At the same time, military counterintelligence began to look into allegations that Natalia Lavlinskaia, who had been only fifteen years old in 1944, was allegedly detained by the Poltava SMERSH for dating an American serviceman. The counterintelligence officers were particularly interested in Lavlinskaia because after the war she married a star pilot and Hero of the Soviet Union, Major Yefim Parakhin. The investigation turned up nothing but probably did not help Parakhin’s career.

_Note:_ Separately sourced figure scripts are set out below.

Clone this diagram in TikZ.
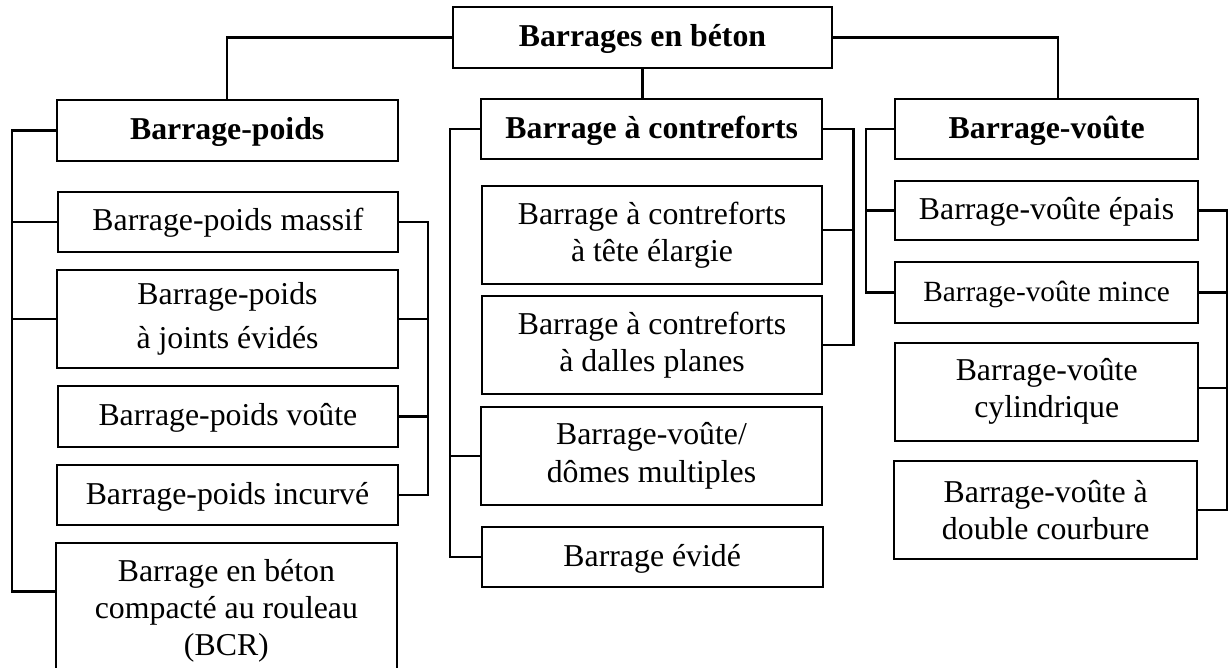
\documentclass[tikz,border=0pt]{standalone}
\usepackage{fontspec}
\setmainfont{Liberation Serif}
\begin{document}
\begin{tikzpicture}[x=1pt,y=-1pt,
  boxn/.style={draw, line width=2pt, inner sep=0pt, align=center, anchor=center,
    font=\fontsize{31.8}{37}\selectfont},
  onel/.style={text height=22pt, text depth=4pt},
  headn/.style={boxn, onel, font=\fontsize{31.8}{37}\selectfont\bfseries},
  conn/.style={line width=2.4pt}]
\useasboundingbox (0,0) rectangle (1230,668);
\clip (0,0) rectangle (1230,668);
% nodes
\node[headn, minimum width=379pt, minimum height=61pt] (root) at (642.5,37.5) {Barrages en béton};
\node[headn, minimum width=341pt, minimum height=61pt] (bp) at (227.2,130.5) {Barrage-poids};
\node[boxn, onel, minimum width=340.6pt, minimum height=60.6pt] (massif) at (228,222) {Barrage-poids massif};
\node[boxn, font=\fontsize{31.8}{44}\selectfont, minimum width=341pt, minimum height=98.3pt] (joints) at (227.5,319.2) {Barrage-poids\\à joints évidés};
\node[boxn, onel, minimum width=340.3pt, minimum height=60.7pt] (pvoute) at (227.9,416.4) {Barrage-poids voûte};
\node[boxn, onel, minimum width=341pt, minimum height=60pt] (incurve) at (227.5,495) {Barrage-poids incurvé};
\node[boxn, minimum width=340.7pt, minimum height=135.8pt] (bcr) at (226.4,610.6) {Barrage en béton\\compacté au rouleau\\(BCR)};
\node[headn, minimum width=341.3pt, minimum height=60.3pt] (bc) at (651.7,129.2) {Barrage à contreforts};
\node[boxn, minimum width=340.6pt, minimum height=98pt] (tete) at (652,235) {Barrage à contreforts\\à tête élargie};
\node[boxn, minimum width=340.6pt, minimum height=98pt] (dalles) at (652,345) {Barrage à contreforts\\à dalles planes};
\node[boxn, font=\fontsize{31.8}{38}\selectfont, minimum width=341pt, minimum height=98.3pt] (domes) at (651.5,455.9) {Barrage-voûte/\\dômes multiples};
\node[boxn, onel, minimum width=341pt, minimum height=60.6pt] (evide) at (652.2,557) {Barrage évidé};
\node[headn, minimum width=303.3pt, minimum height=60.3pt] (bv) at (1046.7,129.2) {Barrage-voûte};
\node[boxn, onel, minimum width=303pt, minimum height=59pt] (epais) at (1046.5,210.5) {Barrage-voûte épais};
\node[boxn, onel, font=\fontsize{29.3}{35}\selectfont, minimum width=303pt, minimum height=60.4pt] (mince) at (1046.5,292.5) {Barrage-voûte mince};
\node[boxn, minimum width=303.3pt, minimum height=98pt] (cyl) at (1046.7,391.7) {Barrage-voûte\\cylindrique};
\node[boxn, minimum width=303.3pt, minimum height=98.3pt] (dbl) at (1045.7,510.2) {Barrage-voûte à\\double courbure};
% bus coordinates
\coordinate (LbusA) at (11.7,0);
\coordinate (RbusA) at (428,0);
\coordinate (LbusB) at (450,0);
\coordinate (RbusB) at (853.3,0);
\coordinate (LbusC) at (865.7,0);
\coordinate (RbusC) at (1227,0);
\coordinate (bcrin) at ([yshift=19pt]bcr.west);
\coordinate (tetein) at ([yshift=5pt]tete.east);
\coordinate (cylin) at ([yshift=4pt]cyl.east);
\coordinate (bvin) at ([xshift=11pt]bv.north);
% top connectors
\draw[conn] (root.west) -| (bp.north);
\draw[conn] (root.east) -| (bvin);
\draw[conn] (root.south) -- (root.south |- bc.north);
% left column
\draw[conn] (bp.west) -| (LbusA |- bcrin) -- (bcrin);
\draw[conn] (massif.west) -- (massif.west -| LbusA);
\draw[conn] (joints.west) -- (joints.west -| LbusA);
\draw[conn] (massif.east) -| (RbusA |- incurve.east) -- (incurve.east);
\draw[conn] (joints.east) -- (joints.east -| RbusA);
\draw[conn] (pvoute.east) -- (pvoute.east -| RbusA);
% middle column
\draw[conn] (bc.west) -| (LbusB |- evide.west) -- (evide.west);
\draw[conn] (domes.west) -- (domes.west -| LbusB);
\draw[conn] (bc.east) -| (RbusB |- dalles.east) -- (dalles.east);
\draw[conn] (tetein) -- (tetein -| RbusB);
% right column
\draw[conn] (bv.west) -| (LbusC |- mince.west) -- (mince.west);
\draw[conn] (epais.west) -- (epais.west -| LbusC);
\draw[conn] (epais.east) -| (RbusC |- dbl.east) -- (dbl.east);
\draw[conn] (mince.east) -- (mince.east -| RbusC);
\draw[conn] (cylin) -- (cylin -| RbusC);
\end{tikzpicture}
\end{document}
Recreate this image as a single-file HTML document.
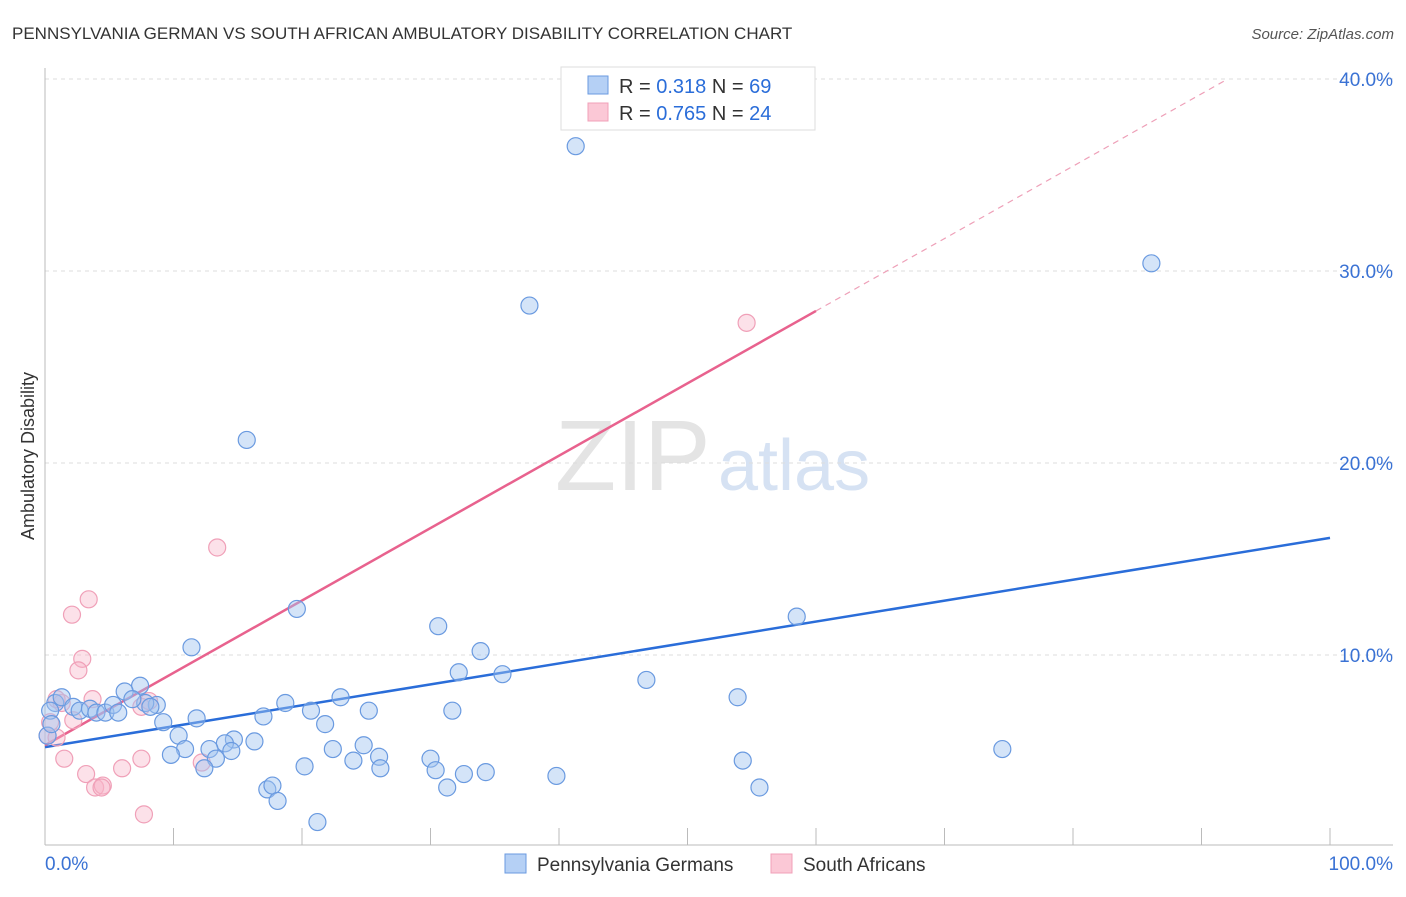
<!DOCTYPE html>
<html><head><meta charset="utf-8"><style>
body{margin:0;background:#fff;font-family:"Liberation Sans",sans-serif;}
svg text{font-family:"Liberation Sans",sans-serif;}
</style></head><body>
<svg id="chart" width="1406" height="892">
<text x="12" y="39" font-size="17" fill="#333">PENNSYLVANIA GERMAN VS SOUTH AFRICAN AMBULATORY DISABILITY CORRELATION CHART</text>
<text x="1394" y="39" font-size="15" fill="#555" font-style="italic" text-anchor="end">Source: ZipAtlas.com</text>
<text x="34" y="456" font-size="18" fill="#333" text-anchor="middle" transform="rotate(-90 34 456)">Ambulatory Disability</text>
<text x="555" y="490" font-size="100" fill="#e4e4e4" font-family="Liberation Serif">ZIP</text>
<text x="718" y="490" font-size="72" fill="#d6e2f3">atlas</text>
<g id="grid"></g>
<g id="axes"></g>
<g id="lines"></g>
<g id="pts"></g>
<g>
<rect x="561" y="67" width="254" height="63" fill="#fff" stroke="#ddd"/>
<rect x="588" y="76" width="20" height="18" fill="#b5d0f5" stroke="#6a9ae0"/>
<text x="619" y="93" font-size="20" fill="#333">R = <tspan fill="#2a6dd9">0.318</tspan>   N = <tspan fill="#2a6dd9">69</tspan></text>
<rect x="588" y="103" width="20" height="18" fill="#fbc8d6" stroke="#f0a0b8"/>
<text x="619" y="120" font-size="20" fill="#333">R = <tspan fill="#2a6dd9">0.765</tspan>   N = <tspan fill="#2a6dd9">24</tspan></text>
</g>
<g>
<rect x="505" y="854" width="21" height="19" fill="#b5d0f5" stroke="#6a9ae0"/>
<text x="537" y="871" font-size="19" fill="#333">Pennsylvania Germans</text>
<rect x="771" y="854" width="21" height="19" fill="#fbc8d6" stroke="#f0a0b8"/>
<text x="803" y="871" font-size="19" fill="#333">South Africans</text>
</g>
</svg>
<script>
const yTicks=[10,20,30,40];
const yTickLabels=["10.0%","20.0%","30.0%","40.0%"];
const xTickLabels=["0.0%","100.0%"];
const blueX=[41.3,86.1,37.7,15.7,19.6,58.5,30.6,11.4,33.9,32.2,35.6,46.8,53.9,7.4,6.2,8.7,7.8,0.8,1.3,2.2,2.7,3.5,4.0,4.7,5.3,5.7,6.8,8.2,18.7,23.0,20.7,25.2,31.7,11.8,17.0,9.2,21.8,10.4,16.3,14.7,14.0,12.8,10.9,14.5,9.8,13.3,12.4,22.4,24.8,24.0,26.0,30.0,20.2,26.1,30.4,32.6,34.3,39.8,54.3,74.5,17.3,17.7,18.1,31.3,55.6,21.2,0.4,0.2,0.5];
const blueY=[36.5,30.4,28.2,21.2,12.4,12.0,11.5,10.4,10.2,9.1,9.0,8.7,7.8,8.4,8.1,7.4,7.5,7.5,7.8,7.3,7.1,7.2,7.0,7.0,7.4,7.0,7.7,7.3,7.5,7.8,7.1,7.1,7.1,6.7,6.8,6.5,6.4,5.8,5.5,5.6,5.4,5.1,5.1,5.0,4.8,4.6,4.1,5.1,5.3,4.5,4.7,4.6,4.2,4.1,4.0,3.8,3.9,3.7,4.5,5.1,3.0,3.2,2.4,3.1,3.1,1.3,7.1,5.8,6.4];
const pinkX=[54.6,13.4,3.4,2.1,2.9,2.6,3.7,1.3,0.9,7.5,8.1,2.2,0.4,0.2,0.9,1.5,3.2,6.0,7.5,3.9,4.5,4.4,7.7,12.2];
const pinkY=[27.3,15.6,12.9,12.1,9.8,9.2,7.7,7.5,7.7,7.3,7.6,6.6,6.5,5.8,5.7,4.6,3.8,4.1,4.6,3.1,3.2,3.1,1.7,4.4];
const blueFit=[5.2,16.1];
const pinkFit=[5.3,0.377];
const NS="http://www.w3.org/2000/svg";
const X=v=>45+v*12.85, Y=v=>847-v*19.2;
function mk(p,t,a){const e=document.createElementNS(NS,t);for(const k in a)e.setAttribute(k,a[k]);p.appendChild(e);return e;}
const grid=document.getElementById('grid'),axes=document.getElementById('axes'),lines=document.getElementById('lines'),pts=document.getElementById('pts');
yTicks.forEach((t,i)=>{
 const l=mk(grid,'line',{x1:45,x2:1393,y1:Y(t),y2:Y(t),stroke:'#ddd','stroke-dasharray':'4,4'});
 
 
 const tx=mk(grid,'text',{x:1393,y:Y(t)+7,'font-size':19,fill:'#3a72d4','text-anchor':'end'});
 tx.textContent=yTickLabels[i];
 
 
});
const ya=mk(axes,'line',{x1:45,x2:45,y1:68,y2:845,stroke:'#bbb'});


const xa=mk(axes,'line',{x1:45,x2:1393,y1:845,y2:845,stroke:'#bbb'});


for(let i=1;i<=10;i++){
 const tk=mk(axes,'line',{x1:X(i*10),x2:X(i*10),y1:828,y2:845,stroke:'#bbb'});
 
 
}
[[0,'start',45],[100,'end',1393]].forEach((d,i)=>{
 const tx=mk(axes,'text',{x:d[2],y:870,'font-size':19,fill:'#3a72d4','text-anchor':d[1]});
 tx.textContent=xTickLabels[i];
 
 
});
function drawPts(xs,ys,fill,stroke,name){
 xs.forEach((x,i)=>{
  const c=mk(pts,'circle',{cx:X(x),cy:Y(ys[i]),r:8.5,fill:fill,stroke:stroke,'stroke-width':1.2});
  
  
 });
}
drawPts(pinkX,pinkY,'rgba(248,180,200,0.4)','#f0a0b8','south-african-point');
drawPts(blueX,blueY,'rgba(160,195,240,0.45)','#6a9ae0','pennsylvania-german-point');
const bl=mk(lines,'line',{x1:X(0),y1:Y(blueFit[0]),x2:X(100),y2:Y(blueFit[1]),stroke:'#2a6dd9','stroke-width':2.5});


const pl=mk(lines,'line',{x1:X(0),y1:Y(pinkFit[0]),x2:X(60),y2:Y(pinkFit[0]+pinkFit[1]*60),stroke:'#e8628e','stroke-width':2.5});


const xe=(40-pinkFit[0])/pinkFit[1];
const pd=mk(lines,'line',{x1:X(60),y1:Y(pinkFit[0]+pinkFit[1]*60),x2:X(xe),y2:Y(40),stroke:'#eea0b8','stroke-width':1.2,'stroke-dasharray':'6,5'});


</script>
</body></html>
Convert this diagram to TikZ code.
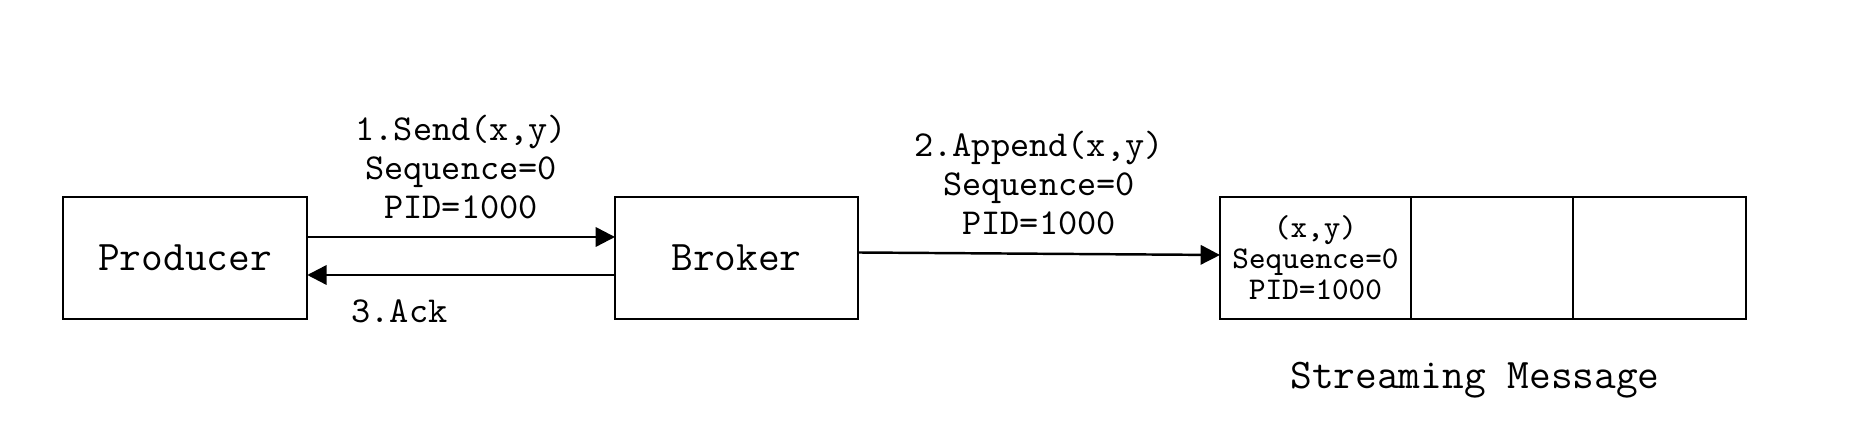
\documentclass[tikz,border=0pt]{standalone}
\usepackage{fontspec}
\usetikzlibrary{arrows.meta,positioning}

\begin{document}
\begin{tikzpicture}[
    box/.style={rectangle, draw, line width=0.7pt, minimum height=1.22cm, inner sep=0pt, outer sep=0pt, font=\ttfamily\fontsize{12}{13}\selectfont},
    cellbox/.style={rectangle, draw, line width=0.7pt, minimum height=1.22cm, inner sep=0pt, outer sep=0pt, align=center, font=\ttfamily\fontsize{9}{8.8}\selectfont},
    msg/.style={align=center, inner sep=0pt, font=\ttfamily\fontsize{10.4}{11.1}\selectfont},
    flow/.style={-{Triangle[length=5.5pt,width=5.5pt]}, line width=0.7pt}
]
\useasboundingbox (0,0) rectangle (18.5,4.22);

% Endpoints
\node[box, minimum width=2.445cm] (producer) at (1.85,1.64) {Producer};
\node[box, minimum width=2.43cm] (broker) at (7.365,1.64) {Broker};

% Stream
\node[cellbox, minimum width=1.91cm] (cell1) at (13.155,1.64) {(x,y)\\Sequence=0\\PID=1000};
\node[cellbox, minimum width=1.62cm, right=0pt of cell1] (cell2) {};
\node[cellbox, minimum width=1.73cm, right=0pt of cell2] (cell3) {};
\node[box, draw=none, minimum height=0pt] (streamLbl) at (14.75,0.42) {Streaming Message};

% Messages
\draw[flow] ([yshift=2.1mm]producer.east) -- ([yshift=2.1mm]broker.west)
    node[msg, midway, above=1.7mm] (sendLbl) {1.Send(x,y)\\Sequence=0\\PID=1000};
\draw[flow] ([yshift=-1.7mm]broker.west) -- ([yshift=-1.7mm]producer.east)
    node[msg, pos=0.7, below=2.4mm] (ackLbl) {3.Ack};
\draw[flow] ([yshift=0.55mm]broker.east) -- ([yshift=0.3mm]cell1.west)
    node[msg, midway, above=1.8mm] (appendLbl) {2.Append(x,y)\\Sequence=0\\PID=1000};

\end{tikzpicture}
\end{document}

He retired in 1957 without having been promoted from major and settled in Poltava, where he died in 1997.23
Maksimov, First Lieutenant Sachkov, and scores of other officers investigated because of their own or their wives’ contacts with Americans at the Poltava-area bases were all exonerated of espionage by secret-police investigations. Still, there is no doubt that their service at Poltava, which brought them face to face with their American counterparts and seemed so promising for their further military careers, turned from an advantage into an impediment as the Cold War began. As many of them were deployed to Berlin in the summer of 1945, their skills were in demand in the new world that the United States and the Soviet Union were supposedly committed to building as allies. As hopes of cooperation dwindled, so did expectations that the diplomatic skills acquired by Soviet officers and interpreters with such effort at Poltava would serve them and their country well in the future. Instead of trusted commanders and experts, the Poltava men became suspects—and remained so for years to come.
The same was true for local Ukrainians who came into contact with Americans in and around the Poltava-area bases. The most difficult fate was the one awaiting women who had dated Americans. The secret police continued to be interested in the love affairs of Stalin’s subjects, nominally entitled to be treated as citizens, long, long after the American pilots had left the bases.